> [Given records]:
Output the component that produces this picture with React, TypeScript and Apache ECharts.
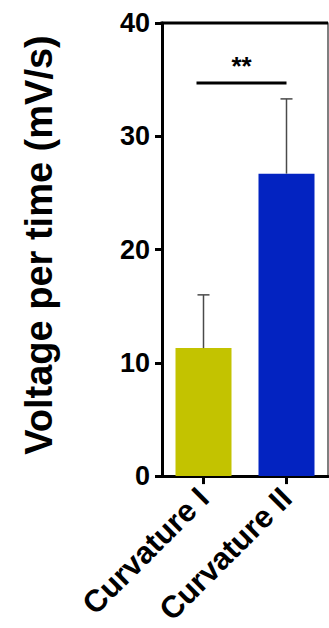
import React, { useEffect, useRef } from "react";
import * as echarts from "echarts";

const categories = ["Curvature I", "Curvature II"];
const means = [11.3, 26.7];
const errors = [4.7, 6.6];
const barColors = ["#c3c300", "#0323c1"];
const yMin = 0;
const yMax = 40;
const yInterval = 10;
const sigPair = [0, 1];
const sigY = 34.7;
const sigLabel = "**";
const yTitle = "Voltage per time (mV/s)";

const FONT = "'Liberation Sans', Arial, Helvetica, sans-serif";

const GRID_LEFT = 162;
const GRID_TOP = 23;
const GRID_W = 166;
const GRID_H = 454;

export default function App() {
  const ref = useRef<HTMLDivElement>(null);
  useEffect(() => {
    if (!ref.current) return;
    const chart = echarts.init(ref.current, null, { renderer: "svg" });
    const option: any = {
      animation: false,
      backgroundColor: "#ffffff",
      grid: { left: GRID_LEFT, top: GRID_TOP, width: GRID_W, height: GRID_H, containLabel: false },
      xAxis: [
        {
          type: "category",
          data: categories,
          position: "bottom",
          axisLine: { onZero: false, lineStyle: { color: "#000", width: 3 } },
          axisTick: { show: true, alignWithLabel: true, length: 8, lineStyle: { color: "#000", width: 3 } },
          axisLabel: {
            rotate: 45,
            margin: 17,
            color: "#000",
            fontFamily: FONT,
            fontWeight: "bold",
            fontSize: 31,
            interval: 0,
          },
        },
      ],
      yAxis: [
        {
          type: "value",
          min: yMin,
          max: yMax,
          interval: yInterval,
          position: "left",
          axisLine: { show: true, onZero: false, lineStyle: { color: "#000", width: 3 } },
          axisTick: { show: true, length: 7, lineStyle: { color: "#000", width: 3 } },
          splitLine: { show: false },
          axisLabel: {
            margin: 12,
            color: "#000",
            fontFamily: FONT,
            fontWeight: "bold",
            fontSize: 27,
          },
        },
        {
          type: "value",
          min: yMin,
          max: yMax,
          interval: yInterval,
          position: "right",
          axisLine: { show: true, onZero: false, lineStyle: { color: "#555", width: 1.5 } },
          axisTick: { show: false },
          axisLabel: { show: false },
          splitLine: { show: false },
        },
      ],
      graphic: [
        {
          type: "line",
          shape: { x1: GRID_LEFT - 1.5, y1: GRID_TOP, x2: GRID_LEFT + GRID_W, y2: GRID_TOP },
          style: { stroke: "#000", lineWidth: 3 },
          z: 10,
        },
        {
          type: "text",
          x: 39,
          y: 245,
          rotation: Math.PI / 2,
          style: {
            text: yTitle,
            fill: "#000",
            font: `bold 38px ${FONT}`,
            align: "center",
            verticalAlign: "middle",
          },
        },
      ],
      series: [
        {
          type: "bar",
          barWidth: 56,
          data: means.map((v, i) => ({ value: v, itemStyle: { color: barColors[i] } })),
        },
        {
          type: "custom",
          data: means.map((m, i) => [i, m, errors[i]]),
          encode: { x: 0, y: 1 },
          z: 5,
          renderItem: (params: any, api: any) => {
            const base = api.coord([api.value(0), api.value(1)]);
            const top = api.coord([api.value(0), api.value(1) + api.value(2)]);
            const style = { stroke: "#4a4a4a", lineWidth: 1.5 };
            return {
              type: "group",
              children: [
                { type: "line", shape: { x1: base[0], y1: base[1], x2: top[0], y2: top[1] }, style },
                { type: "line", shape: { x1: top[0] - 6, y1: top[1], x2: top[0] + 6, y2: top[1] }, style },
              ],
            };
          },
        },
        {
          type: "custom",
          data: [[sigPair[0], sigPair[1], sigY]],
          encode: { x: 0, y: 2 },
          z: 5,
          renderItem: (params: any, api: any) => {
            const p0 = api.coord([api.value(0), api.value(2)]);
            const p1 = api.coord([api.value(1), api.value(2)]);
            return {
              type: "group",
              children: [
                {
                  type: "line",
                  shape: { x1: p0[0] - 7, y1: p0[1], x2: p1[0], y2: p1[1] },
                  style: { stroke: "#000", lineWidth: 3 },
                },
                {
                  type: "text",
                  x: (p0[0] - 7 + p1[0]) / 2,
                  y: p0[1] - 4,
                  style: {
                    text: sigLabel,
                    fill: "#000",
                    font: `bold 26px ${FONT}`,
                    align: "center",
                    verticalAlign: "bottom",
                  },
                },
              ],
            };
          },
        },
      ],
    };
    chart.setOption(option);
    return () => chart.dispose();
  }, []);
  return (
    <div
      ref={ref}
      style={{ position: "absolute", left: 0, top: 0, width: 329, height: 628 }}
    />
  );
}
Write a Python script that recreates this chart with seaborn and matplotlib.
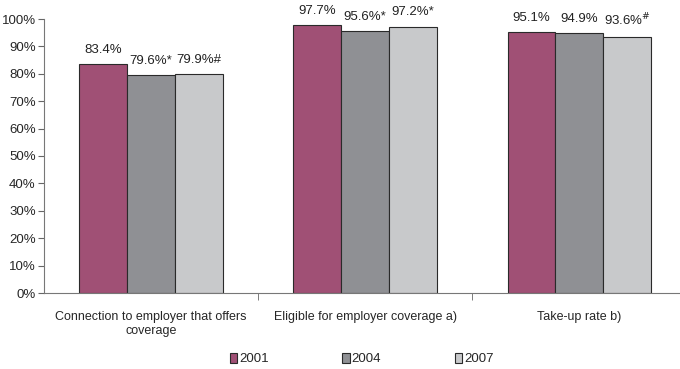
import matplotlib
matplotlib.use("Agg")
import matplotlib.pyplot as plt
import seaborn as sns
import pandas as pd
from matplotlib.patches import Patch

categories = ["Connection to employer that offers\ncoverage", "Eligible for employer coverage a)", "Take-up rate b)"]
years = ["2001", "2004", "2007"]
v2001 = [83.4, 97.7, 95.1]
v2004 = [79.6, 95.6, 94.9]
v2007 = [79.9, 97.2, 93.6]
lab2001 = ["83.4%", "97.7%", "95.1%"]
lab2004 = ["79.6%*", "95.6%*", "94.9%"]
lab2007 = ["79.9%#", "97.2%*", "93.6%$^{\\#}$"]
colors = ["#A05075", "#8F9094", "#C8C9CB"]

rows = []
for i, c in enumerate(categories):
    for y, vals in zip(years, [v2001, v2004, v2007]):
        rows.append({"cat": c, "year": y, "val": vals[i]})
df = pd.DataFrame(rows)

sns.set_style("white")
plt.rcParams["font.family"] = ["Liberation Sans Narrow", "Liberation Sans", "DejaVu Sans"]

fig = plt.figure(figsize=(6.8, 3.69), dpi=100)
ax = fig.add_axes([44/680, (369-293)/369, (680-44)/680, (293-19)/369])
sns.barplot(data=df, x="cat", y="val", hue="year", palette=colors, width=0.67,
            edgecolor="#2a2a2a", linewidth=0.8, ax=ax, legend=False, saturation=1)

for cont, labs in zip(ax.containers, [lab2001, lab2004, lab2007]):
    ax.bar_label(cont, labels=labs, padding=6, fontsize=9.5, color="#222222")

ax.set_ylim(0, 100)
ax.set_xlim(-0.5, 2.47)
ax.set_yticks(range(0, 101, 10))
ax.set_yticklabels([f"{v}%" for v in range(0, 101, 10)], fontsize=9.5)
ax.set_xticks(range(3))
ax.set_xticklabels(categories, fontsize=9)
ax.set_xticks([0.5, 1.5], minor=True)
ax.tick_params(axis="x", which="major", length=0, pad=13)
ax.tick_params(axis="x", which="minor", length=5, direction="out", color="#666666", bottom=True)
ax.tick_params(axis="y", length=4, direction="out", color="#666666", left=True, pad=2)
ax.set_xlabel("")
ax.set_ylabel("")
for s in ["top", "right"]:
    ax.spines[s].set_visible(False)
for s in ["left", "bottom"]:
    ax.spines[s].set_color("#777777")
    ax.spines[s].set_linewidth(0.8)

handles = [Patch(facecolor=c, edgecolor="#2a2a2a", linewidth=0.8) for c in colors]
fig.legend(handles, years, loc="center", bbox_to_anchor=(0.532, 10/369), ncol=3,
           frameon=False, fontsize=9.5, handlelength=0.55, handleheight=0.8,
           handletextpad=0.15, columnspacing=5.6, borderpad=0)

fig.savefig("out.png", dpi=100)
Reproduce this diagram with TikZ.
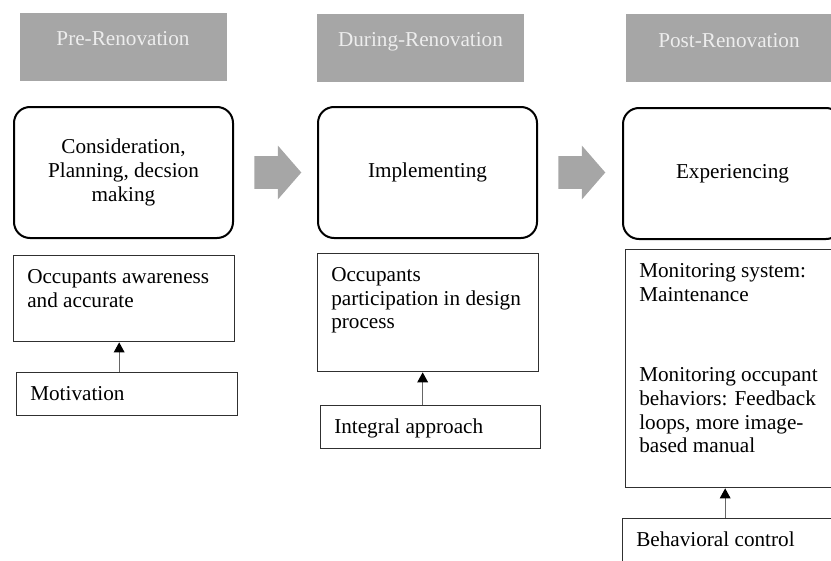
\documentclass[tikz,border=0pt]{standalone}
\usepackage{fontspec}
\setmainfont{Liberation Serif}
\usepackage{xcolor}
\usepackage{tikz}
\usetikzlibrary{shapes.arrows, arrows.meta, positioning}
\definecolor{phasegray}{HTML}{A6A6A6}
\definecolor{boxline}{HTML}{303030}
\newcommand{\bodyfont}{\fontsize{15.9pt}{17.8pt}\selectfont}

\begin{document}
\begin{tikzpicture}[x=0.75pt, y=-0.75pt,
  phase/.style={fill=phasegray, text=white!93!black, minimum width=155.25pt, minimum height=51pt, inner sep=0pt, text height=10.5pt, text depth=12.5pt, font=\bodyfont},
  stage/.style={draw, rounded corners=12pt, line width=1.5pt, minimum width=164.25pt, minimum height=98.25pt, align=center, font=\bodyfont},
  blockarrow/.style={single arrow, fill=phasegray, minimum height=35.25pt, inner xsep=0pt, inner ysep=12pt, single arrow head extend=7.9pt, single arrow tip angle=98},
  note/.style={draw=boxline, line width=1pt, anchor=north west, minimum width=165.75pt, inner sep=0pt},
  notetext/.style={align=left, inner sep=0pt, font=\bodyfont},
  feed/.style={draw=black!60, line width=0.8pt, -{Triangle[width=8pt, length=7.5pt, black]}},
]
\useasboundingbox (0,0) rectangle (831,560);

% Phase headers
\node[phase] (prePhase) at (123,47) {Pre-Renovation};
\node[phase] (durPhase) at (420.5,48) {During-Renovation};
\node[phase] (postPhase) at (729,48.5) {Post-Renovation};

% Stages and the arrows between them
\node[stage] (preStage) at (123.5,172.5) {Consideration,\\Planning, decsion\\making};
\node[stage] (durStage) at (427.5,172.5) {Implementing};
\node[stage] (postStage) at (732.5,173.5) {Experiencing};
\node[blockarrow, right=15pt of preStage] (arrPreDur) {};
\node[blockarrow, right=15pt of durStage] (arrDurPost) {};

% Pre-renovation notes
\node[note, minimum height=64.5pt] (preNote) at (13,255) {};
\node[notetext, below right=10.5pt and 10.5pt of preNote.north west] (preNoteTxt) {Occupants awareness\\and accurate};
\node[note, minimum height=32.25pt] (preMot) at (16,372) {};
\node[notetext, below right=10.5pt and 10.5pt of preMot.north west] (preMotTxt) {Motivation};
\draw[feed] ([xshift=-6pt]preMot.north) -- ([xshift=-6pt]preMot.north |- preNote.south);

% During-renovation notes
\node[note, minimum height=88.5pt] (durNote) at (317,253) {};
\node[notetext, below right=10.5pt and 10.5pt of durNote.north west] (durNoteTxt) {Occupants\\participation in design\\process};
\node[note, minimum height=32.25pt, minimum width=165pt] (durInt) at (320,405) {};
\node[notetext, below right=10.5pt and 10.5pt of durInt.north west] (durIntTxt) {Integral approach};
\draw[feed] ([xshift=-6pt]durInt.north) -- ([xshift=-6pt]durInt.north |- durNote.south);

% Post-renovation notes
\node[note, minimum height=178.5pt] (postNote) at (625,249) {};
\node[notetext, below right=10.5pt and 10.5pt of postNote.north west] (postNoteTxt) {Monitoring system:\\Maintenance\\[42.75pt]Monitoring occupant\\behaviors: Feedback\\loops, more image-\\based manual};
\node[note, minimum height=33.75pt] (postBeh) at (622,518) {};
\node[notetext, below right=10.5pt and 10.5pt of postBeh.north west] (postBehTxt) {Behavioral control};
\draw[feed] ([xshift=-6pt]postBeh.north) -- ([xshift=-6pt]postBeh.north |- postNote.south);
\end{tikzpicture}
\end{document}
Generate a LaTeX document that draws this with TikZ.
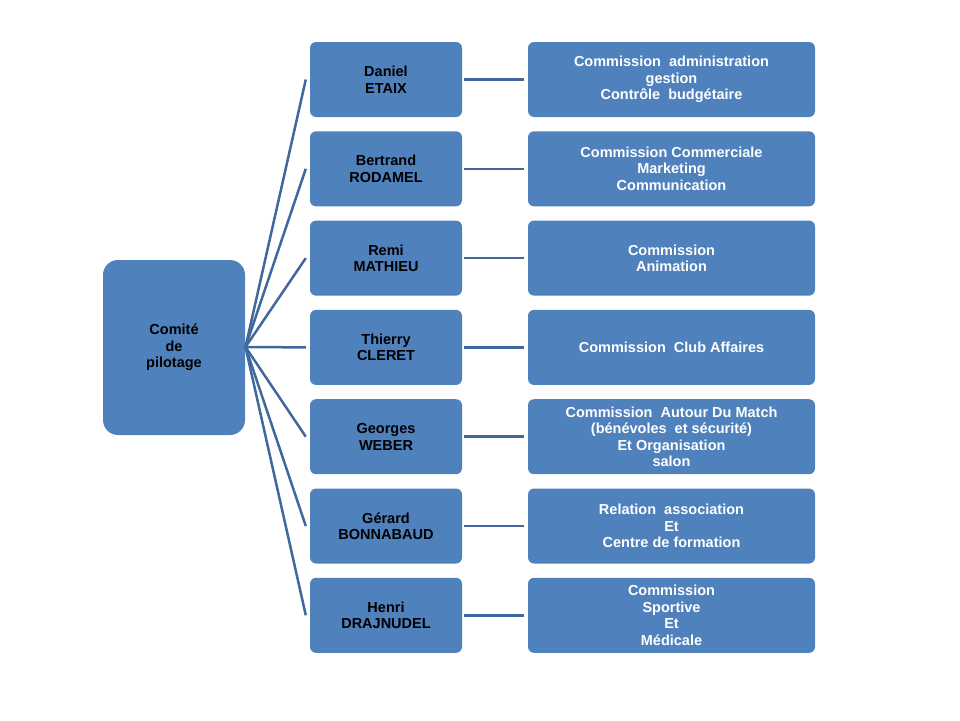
\documentclass[tikz,border=0pt]{standalone}
\usepackage{fontspec}
\setmainfont{Liberation Sans}
\definecolor{boxblue}{HTML}{4F81BD}
\definecolor{linkblue}{HTML}{41689C}
\begin{document}
\begin{tikzpicture}[x=1pt,y=-1pt,
  base/.style={fill=boxblue,draw=none,align=center,font=\fontsize{14.5}{16.5}\selectfont\bfseries,inner sep=0pt},
  rootbox/.style={base,rounded corners=15pt,minimum width=142pt,minimum height=175pt,text=black},
  personbox/.style={base,rounded corners=6pt,minimum width=152pt,minimum height=75pt,text=black},
  taskbox/.style={base,rounded corners=6pt,minimum width=287pt,minimum height=75pt,text=white},
  link/.style={draw=linkblue,line width=2.5pt}]
\useasboundingbox (0,0) rectangle (960,720);
\node[rootbox] (root) at (174,347.5) {Comité\\de\\pilotage};
\coordinate (hub) at (245.5,347);
\foreach \i/\p/\t in {
 0/{Daniel\\ETAIX}/{Commission\ \ administration\\gestion\\Contrôle\ \ budgétaire},
 1/{Bertrand\\RODAMEL}/{Commission Commerciale\\Marketing\\Communication},
 2/{Remi\\MATHIEU}/{Commission\\Animation},
 3/{Thierry\\CLERET}/{Commission\ \ Club Affaires},
 4/{Georges\\WEBER}/{Commission\ \ Autour Du Match\\(bénévoles\ \ et sécurité)\\Et Organisation\\salon},
 5/{Gérard\\BONNABAUD}/{Relation\ \ association\\Et\\Centre de formation},
 6/{Henri\\DRAJNUDEL}/{Commission\\Sportive\\Et\\Médicale}}{
  \pgfmathsetmacro{\yc}{79.5+89.3*\i}
  \node[personbox] (p\i) at (386,\yc) {\p};
  \node[taskbox] (t\i) at (671.5,\yc) {\t};
  \draw[link] (hub) -- ([xshift=-4pt]p\i.west);
  \draw[link] ([xshift=2pt]p\i.east) -- ([xshift=-4pt]t\i.west);
}
\end{tikzpicture}
\end{document}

> [What you have to do]:
Exactly reproduce the stretch that starts at the line containing "Write a Python" and ends at the line containing "from matplotlib.patches import Patch", both ends included; leave any pictures out.

> [Problem solution]:
Write a Python script that recreates this chart with seaborn and matplotlib.
import matplotlib
matplotlib.use("Agg")
import matplotlib.pyplot as plt
import seaborn as sns
import pandas as pd
from matplotlib.patches import Patch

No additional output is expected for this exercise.